Exactly repeat the full listing that follows.

● ● ● ● ● ● ●

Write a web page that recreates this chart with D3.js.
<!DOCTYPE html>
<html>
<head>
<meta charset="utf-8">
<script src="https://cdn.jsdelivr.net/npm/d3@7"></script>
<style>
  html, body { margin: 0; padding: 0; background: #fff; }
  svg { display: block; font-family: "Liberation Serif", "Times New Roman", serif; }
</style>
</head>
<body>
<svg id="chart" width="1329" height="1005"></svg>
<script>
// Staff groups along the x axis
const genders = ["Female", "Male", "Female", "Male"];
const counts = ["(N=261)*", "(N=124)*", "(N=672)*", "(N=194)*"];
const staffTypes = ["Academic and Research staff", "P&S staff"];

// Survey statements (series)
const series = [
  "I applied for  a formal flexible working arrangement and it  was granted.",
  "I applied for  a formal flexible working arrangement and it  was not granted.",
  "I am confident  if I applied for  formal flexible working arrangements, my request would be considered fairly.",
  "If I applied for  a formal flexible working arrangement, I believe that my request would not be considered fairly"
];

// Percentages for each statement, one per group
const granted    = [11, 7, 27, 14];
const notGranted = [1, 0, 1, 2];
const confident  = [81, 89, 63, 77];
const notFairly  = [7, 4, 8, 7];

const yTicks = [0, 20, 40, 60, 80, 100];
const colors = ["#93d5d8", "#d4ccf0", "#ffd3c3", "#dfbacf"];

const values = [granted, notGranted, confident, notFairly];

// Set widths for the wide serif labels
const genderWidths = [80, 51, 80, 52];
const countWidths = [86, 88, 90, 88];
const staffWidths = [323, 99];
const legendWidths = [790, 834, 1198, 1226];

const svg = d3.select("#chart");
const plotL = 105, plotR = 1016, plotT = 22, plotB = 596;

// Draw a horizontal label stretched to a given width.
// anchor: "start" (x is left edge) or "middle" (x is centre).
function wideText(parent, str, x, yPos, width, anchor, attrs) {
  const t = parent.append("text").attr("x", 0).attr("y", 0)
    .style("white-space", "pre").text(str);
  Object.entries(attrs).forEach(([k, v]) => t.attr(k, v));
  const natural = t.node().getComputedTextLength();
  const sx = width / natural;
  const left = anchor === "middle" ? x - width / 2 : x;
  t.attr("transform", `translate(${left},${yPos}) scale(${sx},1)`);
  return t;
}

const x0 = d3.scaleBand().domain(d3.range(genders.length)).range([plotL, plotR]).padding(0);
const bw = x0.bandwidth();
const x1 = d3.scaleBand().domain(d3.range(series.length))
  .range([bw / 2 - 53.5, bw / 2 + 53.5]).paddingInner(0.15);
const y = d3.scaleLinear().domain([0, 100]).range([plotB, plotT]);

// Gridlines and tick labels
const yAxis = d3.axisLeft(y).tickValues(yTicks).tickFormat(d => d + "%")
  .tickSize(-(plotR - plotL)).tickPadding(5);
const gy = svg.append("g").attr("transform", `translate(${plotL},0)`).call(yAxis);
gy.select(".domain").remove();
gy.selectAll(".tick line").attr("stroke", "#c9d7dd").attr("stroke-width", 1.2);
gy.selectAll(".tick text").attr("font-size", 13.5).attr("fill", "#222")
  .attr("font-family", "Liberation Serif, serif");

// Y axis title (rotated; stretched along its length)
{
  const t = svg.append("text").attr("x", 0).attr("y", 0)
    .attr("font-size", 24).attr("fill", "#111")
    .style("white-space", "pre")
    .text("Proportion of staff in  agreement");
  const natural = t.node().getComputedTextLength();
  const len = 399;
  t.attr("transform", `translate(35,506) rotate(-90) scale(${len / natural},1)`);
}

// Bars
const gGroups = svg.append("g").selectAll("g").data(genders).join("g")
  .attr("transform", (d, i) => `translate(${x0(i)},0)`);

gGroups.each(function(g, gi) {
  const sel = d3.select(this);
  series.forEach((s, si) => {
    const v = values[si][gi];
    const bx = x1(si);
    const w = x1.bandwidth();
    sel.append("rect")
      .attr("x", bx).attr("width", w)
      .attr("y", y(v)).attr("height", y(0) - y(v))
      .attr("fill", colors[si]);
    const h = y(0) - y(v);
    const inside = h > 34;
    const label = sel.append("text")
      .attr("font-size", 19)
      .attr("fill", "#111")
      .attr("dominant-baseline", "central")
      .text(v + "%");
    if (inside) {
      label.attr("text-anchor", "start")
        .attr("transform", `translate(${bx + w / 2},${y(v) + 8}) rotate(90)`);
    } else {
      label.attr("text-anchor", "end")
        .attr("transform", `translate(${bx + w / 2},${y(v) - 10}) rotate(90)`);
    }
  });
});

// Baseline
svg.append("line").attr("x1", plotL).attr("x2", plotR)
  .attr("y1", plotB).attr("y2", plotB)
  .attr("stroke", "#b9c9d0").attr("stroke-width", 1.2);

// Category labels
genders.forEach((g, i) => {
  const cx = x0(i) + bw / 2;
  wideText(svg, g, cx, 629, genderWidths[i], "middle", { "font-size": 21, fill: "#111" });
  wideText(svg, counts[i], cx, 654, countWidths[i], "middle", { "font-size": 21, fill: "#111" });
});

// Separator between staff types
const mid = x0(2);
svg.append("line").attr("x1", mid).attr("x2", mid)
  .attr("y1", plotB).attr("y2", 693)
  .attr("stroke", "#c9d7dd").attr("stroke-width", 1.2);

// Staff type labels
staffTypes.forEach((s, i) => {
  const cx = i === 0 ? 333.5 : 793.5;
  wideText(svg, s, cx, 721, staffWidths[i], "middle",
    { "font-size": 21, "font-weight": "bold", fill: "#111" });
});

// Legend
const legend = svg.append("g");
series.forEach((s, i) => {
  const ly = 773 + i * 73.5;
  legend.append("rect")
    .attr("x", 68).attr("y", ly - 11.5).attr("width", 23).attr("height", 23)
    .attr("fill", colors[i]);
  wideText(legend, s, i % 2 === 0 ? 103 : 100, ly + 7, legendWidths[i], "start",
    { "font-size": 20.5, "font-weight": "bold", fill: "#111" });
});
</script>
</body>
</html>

● ● ● ● ● ● ●

▶ _Problem solution_:
Write a web page that recreates this chart with D3.js.
<!DOCTYPE html>
<html>
<head>
<meta charset="utf-8">
<script src="https://cdn.jsdelivr.net/npm/d3@7"></script>
<style>
  html, body { margin: 0; padding: 0; background: #fff; }
  svg { display: block; font-family: "Liberation Serif", "Times New Roman", serif; }
</style>
</head>
<body>
<svg id="chart" width="1329" height="1005"></svg>
<script>
// Staff groups along the x axis
const genders = ["Female", "Male", "Female", "Male"];
const counts = ["(N=261)*", "(N=124)*", "(N=672)*", "(N=194)*"];
const staffTypes = ["Academic and Research staff", "P&S staff"];

// Survey statements (series)
const series = [
  "I applied for  a formal flexible working arrangement and it  was granted.",
  "I applied for  a formal flexible working arrangement and it  was not granted.",
  "I am confident  if I applied for  formal flexible working arrangements, my request would be considered fairly.",
  "If I applied for  a formal flexible working arrangement, I believe that my request would not be considered fairly"
];

// Percentages for each statement, one per group
const granted    = [11, 7, 27, 14];
const notGranted = [1, 0, 1, 2];
const confident  = [81, 89, 63, 77];
const notFairly  = [7, 4, 8, 7];

const yTicks = [0, 20, 40, 60, 80, 100];
const colors = ["#93d5d8", "#d4ccf0", "#ffd3c3", "#dfbacf"];

const values = [granted, notGranted, confident, notFairly];

// Set widths for the wide serif labels
const genderWidths = [80, 51, 80, 52];
const countWidths = [86, 88, 90, 88];
const staffWidths = [323, 99];
const legendWidths = [790, 834, 1198, 1226];

const svg = d3.select("#chart");
const plotL = 105, plotR = 1016, plotT = 22, plotB = 596;

// Draw a horizontal label stretched to a given width.
// anchor: "start" (x is left edge) or "middle" (x is centre).
function wideText(parent, str, x, yPos, width, anchor, attrs) {
  const t = parent.append("text").attr("x", 0).attr("y", 0)
    .style("white-space", "pre").text(str);
  Object.entries(attrs).forEach(([k, v]) => t.attr(k, v));
  const natural = t.node().getComputedTextLength();
  const sx = width / natural;
  const left = anchor === "middle" ? x - width / 2 : x;
  t.attr("transform", `translate(${left},${yPos}) scale(${sx},1)`);
  return t;
}

const x0 = d3.scaleBand().domain(d3.range(genders.length)).range([plotL, plotR]).padding(0);
const bw = x0.bandwidth();
const x1 = d3.scaleBand().domain(d3.range(series.length))
  .range([bw / 2 - 53.5, bw / 2 + 53.5]).paddingInner(0.15);
const y = d3.scaleLinear().domain([0, 100]).range([plotB, plotT]);

// Gridlines and tick labels
const yAxis = d3.axisLeft(y).tickValues(yTicks).tickFormat(d => d + "%")
  .tickSize(-(plotR - plotL)).tickPadding(5);
const gy = svg.append("g").attr("transform", `translate(${plotL},0)`).call(yAxis);
gy.select(".domain").remove();
gy.selectAll(".tick line").attr("stroke", "#c9d7dd").attr("stroke-width", 1.2);
gy.selectAll(".tick text").attr("font-size", 13.5).attr("fill", "#222")
  .attr("font-family", "Liberation Serif, serif");

// Y axis title (rotated; stretched along its length)
{
  const t = svg.append("text").attr("x", 0).attr("y", 0)
    .attr("font-size", 24).attr("fill", "#111")
    .style("white-space", "pre")
    .text("Proportion of staff in  agreement");
  const natural = t.node().getComputedTextLength();
  const len = 399;
  t.attr("transform", `translate(35,506) rotate(-90) scale(${len / natural},1)`);
}

// Bars
const gGroups = svg.append("g").selectAll("g").data(genders).join("g")
  .attr("transform", (d, i) => `translate(${x0(i)},0)`);

gGroups.each(function(g, gi) {
  const sel = d3.select(this);
  series.forEach((s, si) => {
    const v = values[si][gi];
    const bx = x1(si);
    const w = x1.bandwidth();
    sel.append("rect")
      .attr("x", bx).attr("width", w)
      .attr("y", y(v)).attr("height", y(0) - y(v))
      .attr("fill", colors[si]);
    const h = y(0) - y(v);
    const inside = h > 34;
    const label = sel.append("text")
      .attr("font-size", 19)
      .attr("fill", "#111")
      .attr("dominant-baseline", "central")
      .text(v + "%");
    if (inside) {
      label.attr("text-anchor", "start")
        .attr("transform", `translate(${bx + w / 2},${y(v) + 8}) rotate(90)`);
    } else {
      label.attr("text-anchor", "end")
        .attr("transform", `translate(${bx + w / 2},${y(v) - 10}) rotate(90)`);
    }
  });
});

// Baseline
svg.append("line").attr("x1", plotL).attr("x2", plotR)
  .attr("y1", plotB).attr("y2", plotB)
  .attr("stroke", "#b9c9d0").attr("stroke-width", 1.2);

// Category labels
genders.forEach((g, i) => {
  const cx = x0(i) + bw / 2;
  wideText(svg, g, cx, 629, genderWidths[i], "middle", { "font-size": 21, fill: "#111" });
  wideText(svg, counts[i], cx, 654, countWidths[i], "middle", { "font-size": 21, fill: "#111" });
});

// Separator between staff types
const mid = x0(2);
svg.append("line").attr("x1", mid).attr("x2", mid)
  .attr("y1", plotB).attr("y2", 693)
  .attr("stroke", "#c9d7dd").attr("stroke-width", 1.2);

// Staff type labels
staffTypes.forEach((s, i) => {
  const cx = i === 0 ? 333.5 : 793.5;
  wideText(svg, s, cx, 721, staffWidths[i], "middle",
    { "font-size": 21, "font-weight": "bold", fill: "#111" });
});

// Legend
const legend = svg.append("g");
series.forEach((s, i) => {
  const ly = 773 + i * 73.5;
  legend.append("rect")
    .attr("x", 68).attr("y", ly - 11.5).attr("width", 23).attr("height", 23)
    .attr("fill", colors[i]);
  wideText(legend, s, i % 2 === 0 ? 103 : 100, ly + 7, legendWidths[i], "start",
    { "font-size": 20.5, "font-weight": "bold", fill: "#111" });
});
</script>
</body>
</html>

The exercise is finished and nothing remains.